* Begin SUPPLIED INFORMATION *

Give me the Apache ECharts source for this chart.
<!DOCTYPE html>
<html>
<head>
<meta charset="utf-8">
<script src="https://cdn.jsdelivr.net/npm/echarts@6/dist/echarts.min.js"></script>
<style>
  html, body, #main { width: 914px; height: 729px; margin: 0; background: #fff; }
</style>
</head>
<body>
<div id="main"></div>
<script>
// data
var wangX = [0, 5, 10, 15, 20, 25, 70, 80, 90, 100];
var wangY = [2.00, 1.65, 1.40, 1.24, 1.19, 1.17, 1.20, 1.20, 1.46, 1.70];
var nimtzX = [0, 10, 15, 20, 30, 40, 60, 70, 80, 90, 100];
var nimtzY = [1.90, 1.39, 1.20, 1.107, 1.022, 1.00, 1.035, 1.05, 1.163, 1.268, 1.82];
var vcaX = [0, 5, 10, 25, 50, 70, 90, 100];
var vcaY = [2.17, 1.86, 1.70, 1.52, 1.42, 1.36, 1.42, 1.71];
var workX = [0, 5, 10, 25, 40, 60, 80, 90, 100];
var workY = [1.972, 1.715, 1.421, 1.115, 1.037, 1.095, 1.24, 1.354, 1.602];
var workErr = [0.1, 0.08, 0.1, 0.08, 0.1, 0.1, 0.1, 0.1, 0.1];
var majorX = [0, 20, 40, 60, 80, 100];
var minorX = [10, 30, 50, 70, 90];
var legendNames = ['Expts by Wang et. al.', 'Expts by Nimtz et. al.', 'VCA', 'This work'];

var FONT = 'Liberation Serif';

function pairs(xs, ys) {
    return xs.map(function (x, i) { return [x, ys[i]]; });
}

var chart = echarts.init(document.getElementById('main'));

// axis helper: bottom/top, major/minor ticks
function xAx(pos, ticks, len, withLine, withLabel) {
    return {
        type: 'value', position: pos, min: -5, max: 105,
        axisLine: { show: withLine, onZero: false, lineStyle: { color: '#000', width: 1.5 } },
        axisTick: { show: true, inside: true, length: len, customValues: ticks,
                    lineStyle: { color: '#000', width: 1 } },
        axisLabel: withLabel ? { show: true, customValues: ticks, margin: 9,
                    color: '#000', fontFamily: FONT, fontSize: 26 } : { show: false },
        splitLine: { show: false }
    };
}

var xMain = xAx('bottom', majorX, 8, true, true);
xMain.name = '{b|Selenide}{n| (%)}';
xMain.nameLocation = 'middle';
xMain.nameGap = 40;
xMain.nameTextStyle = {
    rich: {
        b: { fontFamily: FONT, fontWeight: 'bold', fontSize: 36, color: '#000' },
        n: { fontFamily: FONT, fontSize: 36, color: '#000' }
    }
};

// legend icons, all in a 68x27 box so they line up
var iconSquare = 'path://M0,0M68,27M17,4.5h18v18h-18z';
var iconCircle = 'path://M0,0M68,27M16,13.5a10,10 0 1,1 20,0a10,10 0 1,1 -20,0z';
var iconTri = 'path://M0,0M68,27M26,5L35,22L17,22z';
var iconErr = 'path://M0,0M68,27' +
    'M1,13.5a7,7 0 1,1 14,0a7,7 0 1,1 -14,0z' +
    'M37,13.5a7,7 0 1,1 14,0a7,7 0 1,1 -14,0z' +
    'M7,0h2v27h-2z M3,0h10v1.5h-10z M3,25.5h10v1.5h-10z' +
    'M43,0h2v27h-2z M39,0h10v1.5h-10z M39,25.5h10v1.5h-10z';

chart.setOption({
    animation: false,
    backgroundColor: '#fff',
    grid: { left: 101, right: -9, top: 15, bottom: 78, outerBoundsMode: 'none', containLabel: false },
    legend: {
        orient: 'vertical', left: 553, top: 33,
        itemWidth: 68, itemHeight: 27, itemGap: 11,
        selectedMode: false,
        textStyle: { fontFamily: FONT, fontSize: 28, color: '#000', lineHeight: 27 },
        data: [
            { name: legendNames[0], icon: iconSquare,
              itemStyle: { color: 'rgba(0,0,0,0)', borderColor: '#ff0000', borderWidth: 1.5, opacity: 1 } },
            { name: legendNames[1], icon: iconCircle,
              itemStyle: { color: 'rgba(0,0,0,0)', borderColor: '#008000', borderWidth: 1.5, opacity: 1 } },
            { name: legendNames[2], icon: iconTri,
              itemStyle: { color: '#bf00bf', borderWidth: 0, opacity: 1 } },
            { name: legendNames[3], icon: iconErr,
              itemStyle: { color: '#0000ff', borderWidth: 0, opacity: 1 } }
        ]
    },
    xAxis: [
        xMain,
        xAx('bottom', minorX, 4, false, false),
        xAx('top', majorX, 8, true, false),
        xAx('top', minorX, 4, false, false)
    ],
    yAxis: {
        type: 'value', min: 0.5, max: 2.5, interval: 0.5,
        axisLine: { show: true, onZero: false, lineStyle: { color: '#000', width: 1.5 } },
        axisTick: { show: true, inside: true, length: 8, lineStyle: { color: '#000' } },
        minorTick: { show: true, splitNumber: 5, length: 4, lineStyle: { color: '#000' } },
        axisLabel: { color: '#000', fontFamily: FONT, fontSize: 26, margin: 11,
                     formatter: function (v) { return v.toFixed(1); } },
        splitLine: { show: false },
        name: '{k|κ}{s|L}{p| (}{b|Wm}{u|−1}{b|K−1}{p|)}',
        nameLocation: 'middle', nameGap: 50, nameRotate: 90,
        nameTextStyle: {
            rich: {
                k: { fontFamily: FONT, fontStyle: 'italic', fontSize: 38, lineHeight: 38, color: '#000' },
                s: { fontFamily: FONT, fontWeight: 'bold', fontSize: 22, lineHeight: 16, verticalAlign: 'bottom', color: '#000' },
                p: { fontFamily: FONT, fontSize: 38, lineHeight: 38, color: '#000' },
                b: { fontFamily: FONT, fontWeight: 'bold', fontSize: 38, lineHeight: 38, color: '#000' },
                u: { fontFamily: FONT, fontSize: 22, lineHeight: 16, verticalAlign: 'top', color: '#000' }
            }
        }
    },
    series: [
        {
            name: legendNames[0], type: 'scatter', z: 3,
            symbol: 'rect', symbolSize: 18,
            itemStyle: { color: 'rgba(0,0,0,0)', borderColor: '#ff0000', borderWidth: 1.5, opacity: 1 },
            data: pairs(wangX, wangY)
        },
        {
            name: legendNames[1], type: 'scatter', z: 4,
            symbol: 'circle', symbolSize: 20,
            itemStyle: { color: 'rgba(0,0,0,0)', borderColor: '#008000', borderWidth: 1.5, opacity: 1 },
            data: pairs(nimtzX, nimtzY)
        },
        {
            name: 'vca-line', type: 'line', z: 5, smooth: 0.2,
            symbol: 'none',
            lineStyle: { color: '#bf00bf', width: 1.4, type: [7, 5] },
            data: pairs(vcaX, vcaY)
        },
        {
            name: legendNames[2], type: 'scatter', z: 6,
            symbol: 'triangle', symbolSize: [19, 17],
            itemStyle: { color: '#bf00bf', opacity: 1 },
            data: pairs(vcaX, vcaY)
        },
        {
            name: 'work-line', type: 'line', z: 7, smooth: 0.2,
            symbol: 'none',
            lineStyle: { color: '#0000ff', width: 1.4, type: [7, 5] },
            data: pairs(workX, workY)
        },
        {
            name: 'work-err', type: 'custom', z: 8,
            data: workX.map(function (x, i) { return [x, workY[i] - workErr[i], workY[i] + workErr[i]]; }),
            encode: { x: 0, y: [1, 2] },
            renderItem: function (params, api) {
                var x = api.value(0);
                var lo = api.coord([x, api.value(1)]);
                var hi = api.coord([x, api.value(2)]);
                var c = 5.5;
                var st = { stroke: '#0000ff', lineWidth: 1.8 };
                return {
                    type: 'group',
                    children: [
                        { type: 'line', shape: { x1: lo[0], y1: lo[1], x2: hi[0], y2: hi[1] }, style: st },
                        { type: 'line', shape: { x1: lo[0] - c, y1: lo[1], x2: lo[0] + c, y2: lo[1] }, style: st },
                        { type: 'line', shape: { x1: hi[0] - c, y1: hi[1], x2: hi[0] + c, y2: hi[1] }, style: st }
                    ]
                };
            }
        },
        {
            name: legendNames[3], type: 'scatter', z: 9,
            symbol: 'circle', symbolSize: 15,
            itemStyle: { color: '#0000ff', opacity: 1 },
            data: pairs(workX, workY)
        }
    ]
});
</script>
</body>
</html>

* End SUPPLIED INFORMATION *

◆ WHAT NEEDS TO BE DONE
Give again, word for word, the lines of the listing, starting at its first line and ending with the line containing "var chart = echarts.init(document.getElementById('main'));".

◆ ANSWER FOR THIS EXERCISE
Give me the Apache ECharts source for this chart.
<!DOCTYPE html>
<html>
<head>
<meta charset="utf-8">
<script src="https://cdn.jsdelivr.net/npm/echarts@6/dist/echarts.min.js"></script>
<style>
  html, body, #main { width: 914px; height: 729px; margin: 0; background: #fff; }
</style>
</head>
<body>
<div id="main"></div>
<script>
// data
var wangX = [0, 5, 10, 15, 20, 25, 70, 80, 90, 100];
var wangY = [2.00, 1.65, 1.40, 1.24, 1.19, 1.17, 1.20, 1.20, 1.46, 1.70];
var nimtzX = [0, 10, 15, 20, 30, 40, 60, 70, 80, 90, 100];
var nimtzY = [1.90, 1.39, 1.20, 1.107, 1.022, 1.00, 1.035, 1.05, 1.163, 1.268, 1.82];
var vcaX = [0, 5, 10, 25, 50, 70, 90, 100];
var vcaY = [2.17, 1.86, 1.70, 1.52, 1.42, 1.36, 1.42, 1.71];
var workX = [0, 5, 10, 25, 40, 60, 80, 90, 100];
var workY = [1.972, 1.715, 1.421, 1.115, 1.037, 1.095, 1.24, 1.354, 1.602];
var workErr = [0.1, 0.08, 0.1, 0.08, 0.1, 0.1, 0.1, 0.1, 0.1];
var majorX = [0, 20, 40, 60, 80, 100];
var minorX = [10, 30, 50, 70, 90];
var legendNames = ['Expts by Wang et. al.', 'Expts by Nimtz et. al.', 'VCA', 'This work'];

var FONT = 'Liberation Serif';

function pairs(xs, ys) {
    return xs.map(function (x, i) { return [x, ys[i]]; });
}

var chart = echarts.init(document.getElementById('main'));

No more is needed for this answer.